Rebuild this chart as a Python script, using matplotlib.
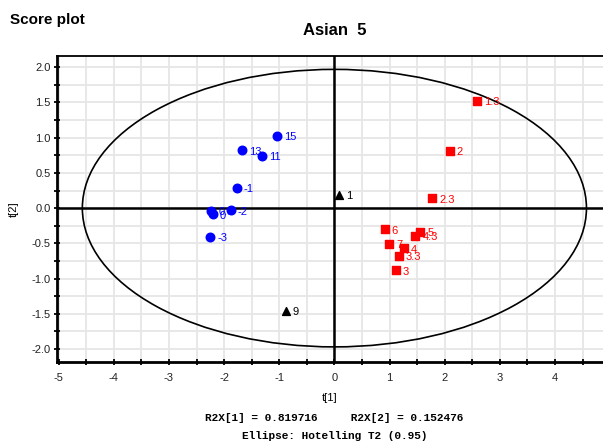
import numpy as np
import matplotlib.pyplot as plt
from matplotlib.patches import Ellipse
from matplotlib.ticker import MultipleLocator, FormatStrFormatter

plt.rcParams['font.family'] = ['Liberation Sans', 'DejaVu Sans']

# score values
blue_labels = ['15', '13', '11', '-1', '-2', '0.3', '0', '-3']
blue_t1 = [-1.04, -1.68, -1.31, -1.77, -1.88, -2.23, -2.20, -2.25]
blue_t2 = [1.03, 0.82, 0.74, 0.29, -0.03, -0.04, -0.09, -0.41]

red_labels = ['1.3', '2', '2.3', '6', '5', '4.3', '7', '4', '3.3', '3']
red_t1 = [2.58, 2.09, 1.77, 0.91, 1.56, 1.47, 0.99, 1.26, 1.17, 1.11]
red_t2 = [1.52, 0.81, 0.14, -0.30, -0.34, -0.39, -0.51, -0.57, -0.68, -0.88]

black_labels = ['1', '9']
black_t1 = [0.08, -0.88]
black_t2 = [0.19, -1.46]

ellipse_a = 4.57
ellipse_b = 1.97

fig = plt.figure(figsize=(6.03, 4.44), dpi=100)
ax = fig.add_axes([0.0945, 0.1854, 0.9055, 0.6885])

ax.set_xlim(-5.03, 4.87)
ax.set_ylim(-2.18, 2.16)

ax.xaxis.set_major_locator(MultipleLocator(1))
ax.xaxis.set_minor_locator(MultipleLocator(0.5))
ax.yaxis.set_major_locator(MultipleLocator(0.5))
ax.yaxis.set_minor_locator(MultipleLocator(0.25))
ax.yaxis.set_major_formatter(FormatStrFormatter('%.1f'))
ax.xaxis.set_major_formatter(FormatStrFormatter('%d'))

ax.grid(True, which='both', color='#e6e6e6', lw=1.3, zorder=0)
ax.set_axisbelow(True)

ax.tick_params(which='both', direction='inout', length=5, width=1.3, colors='black',
               labelsize=8, labelcolor='#222222')
ax.tick_params(axis='x', pad=6)
ax.tick_params(axis='y', pad=2)

for s in ['left', 'bottom']:
    ax.spines[s].set_linewidth(2)
ax.spines['top'].set_linewidth(1.3)
ax.spines['right'].set_visible(False)

ax.axhline(0, color='black', lw=1.8, zorder=2)
ax.axvline(0, color='black', lw=1.8, zorder=2)

ax.add_patch(Ellipse((0, 0), 2 * ellipse_a, 2 * ellipse_b, fill=False,
                     edgecolor='black', lw=1.2, zorder=2))

ax.scatter(blue_t1, blue_t2, marker='o', s=38, color='#0000ff', zorder=3)
ax.scatter(red_t1, red_t2, marker='s', s=34, color='#ff0000', zorder=3)
ax.scatter(black_t1, black_t2, marker='^', s=32, color='black', zorder=3)

for xs, ys, labs, c in [(blue_t1, blue_t2, blue_labels, '#0000ff'),
                        (red_t1, red_t2, red_labels, '#ff0000'),
                        (black_t1, black_t2, black_labels, 'black')]:
    for x, y, lab in zip(xs, ys, labs):
        ax.annotate(lab, (x, y), xytext=(5, -1), textcoords='offset points',
                    fontsize=8, color=c, va='center', ha='left', zorder=4)

ax.set_xlabel('t[1]', fontsize=8, labelpad=7)
ax.set_ylabel('t[2]', fontsize=8, labelpad=9)

fig.text(0.017, 0.955, 'Score plot', fontsize=11, fontweight='bold', ha='left', va='center')
fig.text(0.555, 0.932, 'Asian  5', fontsize=12, fontweight='bold', ha='center', va='center')

fig.text(0.555, 0.058, 'R2X[1] = 0.819716     R2X[2] = 0.152476', fontsize=8,
         fontweight='bold', family='Liberation Mono', ha='center', va='center')
fig.text(0.555, 0.017, 'Ellipse: Hotelling T2 (0.95)', fontsize=8,
         fontweight='bold', family='Liberation Mono', ha='center', va='center')

fig.savefig('out.png', dpi=100)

_ _ _

Job. Leave out the pictures and restate, word for word, the lines from the top of the data through the line containing "-0.57, -0.68, -0.88]", both included.

The solution.
Rebuild this chart as a Python script, using matplotlib.
import numpy as np
import matplotlib.pyplot as plt
from matplotlib.patches import Ellipse
from matplotlib.ticker import MultipleLocator, FormatStrFormatter

plt.rcParams['font.family'] = ['Liberation Sans', 'DejaVu Sans']

# score values
blue_labels = ['15', '13', '11', '-1', '-2', '0.3', '0', '-3']
blue_t1 = [-1.04, -1.68, -1.31, -1.77, -1.88, -2.23, -2.20, -2.25]
blue_t2 = [1.03, 0.82, 0.74, 0.29, -0.03, -0.04, -0.09, -0.41]

red_labels = ['1.3', '2', '2.3', '6', '5', '4.3', '7', '4', '3.3', '3']
red_t1 = [2.58, 2.09, 1.77, 0.91, 1.56, 1.47, 0.99, 1.26, 1.17, 1.11]
red_t2 = [1.52, 0.81, 0.14, -0.30, -0.34, -0.39, -0.51, -0.57, -0.68, -0.88]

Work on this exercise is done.